Александр Яковлевич слегка откинулся в креслах и, дергая лицом, мигая, то улыбаясь, то потухая опять, сказал так:
«А вот я все-таки приветствую мысль Федора Константиновича. Конечно, многое нам теперь кажется и смешным и скучным. Но в этой эпохе есть нечто святое, нечто вечное. Утилитаризм, отрицание искусства и прочее, – все это лишь случайная оболочка, под которой нельзя не разглядеть основных черт: уважения ко всему роду человеческому, культа свободы, идеи равенства, равноправности. Это была эпоха великой эмансипации, крестьян – от помещиков, гражданина – от государства, женщины – от семейной кабалы. И не забудьте, что не только тогда родились лучшие заветы русского освободительного движения, – жажда знания, непреклонность духа, жертвенный героизм, – но еще, именно в ту эпоху, так или иначе питаясь ею, развивались такие великаны, как Тургенев, Некрасов, Толстой, Достоевский. Уж я не говорю про то, что сам Николай Гаврилович был человек громадного, всестороннего ума, громадной творческой воли, и что ужасные мучения, которые он переносил ради идеи, ради человечества, ради России, с лихвой искупают некоторую черствость и прямолинейность его критических взглядов. Мало того, я утверждаю, что критик он был превосходный, – вдумчивый, честный, смелый… Нет, нет, это прекрасно, – непременно напишите!»

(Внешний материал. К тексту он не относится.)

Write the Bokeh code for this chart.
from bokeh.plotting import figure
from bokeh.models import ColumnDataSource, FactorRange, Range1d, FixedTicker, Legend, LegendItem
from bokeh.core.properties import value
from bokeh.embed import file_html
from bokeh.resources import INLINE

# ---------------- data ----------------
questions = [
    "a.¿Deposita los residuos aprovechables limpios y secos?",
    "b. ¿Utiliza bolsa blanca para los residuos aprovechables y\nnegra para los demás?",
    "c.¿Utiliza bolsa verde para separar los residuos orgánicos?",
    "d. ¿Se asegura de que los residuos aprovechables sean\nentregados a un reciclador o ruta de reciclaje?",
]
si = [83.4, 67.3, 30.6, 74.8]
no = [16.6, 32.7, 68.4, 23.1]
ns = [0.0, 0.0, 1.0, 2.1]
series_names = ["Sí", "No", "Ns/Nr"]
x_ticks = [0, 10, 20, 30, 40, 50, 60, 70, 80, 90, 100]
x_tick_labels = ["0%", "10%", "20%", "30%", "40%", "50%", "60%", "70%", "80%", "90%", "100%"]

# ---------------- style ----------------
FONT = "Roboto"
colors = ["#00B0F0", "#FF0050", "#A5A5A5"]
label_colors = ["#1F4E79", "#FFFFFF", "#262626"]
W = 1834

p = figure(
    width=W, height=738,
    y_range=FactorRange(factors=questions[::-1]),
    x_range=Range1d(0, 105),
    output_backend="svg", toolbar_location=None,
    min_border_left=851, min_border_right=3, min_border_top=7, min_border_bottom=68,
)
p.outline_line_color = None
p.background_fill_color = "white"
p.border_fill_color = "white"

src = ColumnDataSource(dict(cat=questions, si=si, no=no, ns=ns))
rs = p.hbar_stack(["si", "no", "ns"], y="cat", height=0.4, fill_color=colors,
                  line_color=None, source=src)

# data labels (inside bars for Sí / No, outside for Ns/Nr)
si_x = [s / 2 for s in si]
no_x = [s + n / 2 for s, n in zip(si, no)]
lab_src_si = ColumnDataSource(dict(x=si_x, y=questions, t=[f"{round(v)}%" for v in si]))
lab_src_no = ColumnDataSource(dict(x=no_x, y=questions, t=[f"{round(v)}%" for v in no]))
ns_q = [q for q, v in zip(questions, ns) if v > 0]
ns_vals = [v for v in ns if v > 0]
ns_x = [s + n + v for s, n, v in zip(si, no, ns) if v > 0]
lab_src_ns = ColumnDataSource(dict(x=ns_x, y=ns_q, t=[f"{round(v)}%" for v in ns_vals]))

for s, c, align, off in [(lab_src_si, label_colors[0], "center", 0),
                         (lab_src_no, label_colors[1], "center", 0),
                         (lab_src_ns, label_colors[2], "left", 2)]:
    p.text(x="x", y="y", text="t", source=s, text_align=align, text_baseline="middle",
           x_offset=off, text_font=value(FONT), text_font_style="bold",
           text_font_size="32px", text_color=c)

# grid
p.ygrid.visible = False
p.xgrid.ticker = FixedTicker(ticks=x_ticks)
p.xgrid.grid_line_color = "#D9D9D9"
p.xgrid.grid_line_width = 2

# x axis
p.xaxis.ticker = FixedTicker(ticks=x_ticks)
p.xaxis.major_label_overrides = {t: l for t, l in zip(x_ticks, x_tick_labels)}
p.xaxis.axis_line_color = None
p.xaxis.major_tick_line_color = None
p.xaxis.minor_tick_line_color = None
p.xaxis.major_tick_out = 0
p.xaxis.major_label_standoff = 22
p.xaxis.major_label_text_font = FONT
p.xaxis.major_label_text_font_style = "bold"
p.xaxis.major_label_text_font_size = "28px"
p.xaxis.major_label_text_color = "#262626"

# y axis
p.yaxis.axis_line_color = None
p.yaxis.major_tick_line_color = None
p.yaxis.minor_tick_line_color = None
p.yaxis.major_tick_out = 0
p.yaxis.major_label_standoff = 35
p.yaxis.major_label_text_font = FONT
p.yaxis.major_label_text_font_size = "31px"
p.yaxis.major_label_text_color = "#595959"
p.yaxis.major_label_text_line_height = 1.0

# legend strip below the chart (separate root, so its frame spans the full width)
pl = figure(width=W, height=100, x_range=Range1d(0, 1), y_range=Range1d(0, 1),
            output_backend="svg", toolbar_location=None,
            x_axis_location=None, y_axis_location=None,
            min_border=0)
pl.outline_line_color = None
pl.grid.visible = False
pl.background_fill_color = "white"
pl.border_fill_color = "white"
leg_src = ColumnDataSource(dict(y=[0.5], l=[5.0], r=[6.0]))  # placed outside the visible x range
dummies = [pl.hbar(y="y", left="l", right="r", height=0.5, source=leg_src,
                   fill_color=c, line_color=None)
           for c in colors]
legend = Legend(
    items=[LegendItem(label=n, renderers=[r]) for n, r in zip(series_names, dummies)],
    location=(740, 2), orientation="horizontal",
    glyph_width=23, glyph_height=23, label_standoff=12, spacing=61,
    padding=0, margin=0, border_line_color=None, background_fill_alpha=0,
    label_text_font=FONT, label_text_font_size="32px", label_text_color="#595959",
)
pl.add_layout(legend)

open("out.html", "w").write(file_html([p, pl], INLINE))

Инженер Керн уже некоторое время как встал и расхаживал по комнате, качая головой и порываясь что-то сказать.
«О чем речь? – вдруг воскликнул он, взявшись за спинку стула. – Кому интересно, что Чернышевский думал о Пушкине? Руссо был скверным ботаником, и я ни за что не стал бы лечиться у Чехова. Чернышевский был прежде всего ученый экономист, и как такового его надобно рассматривать, – а при всем моем уважении к поэтическому таланту Федора Константиновича, я несколько сомневаюсь, сможет ли он оценить достоинства и недостатки “Комментариев к Миллю”».
«Ваше сравнение абсолютно неправильно, – сказала Александра Яковлевна. – Смешно! В медицине Чехов не оставил ни малейшего следа, музыкальные композиции Руссо – только курьезы, а между тем никакая история русской литературы не может обойти Чернышевского. Но я другого не понимаю, – быстро продолжала она, – какой Федору Константиновичу интерес писать о людях и временах, которых он по всему своему складу бесконечно чужд? Я, конечно, не знаю, какой будет у него подход. Но если ему, скажем просто, хочется вывести на чистую воду прогрессивных критиков, то ему не стоит стараться: Волынский и Айхенвальд уже давно это сделали».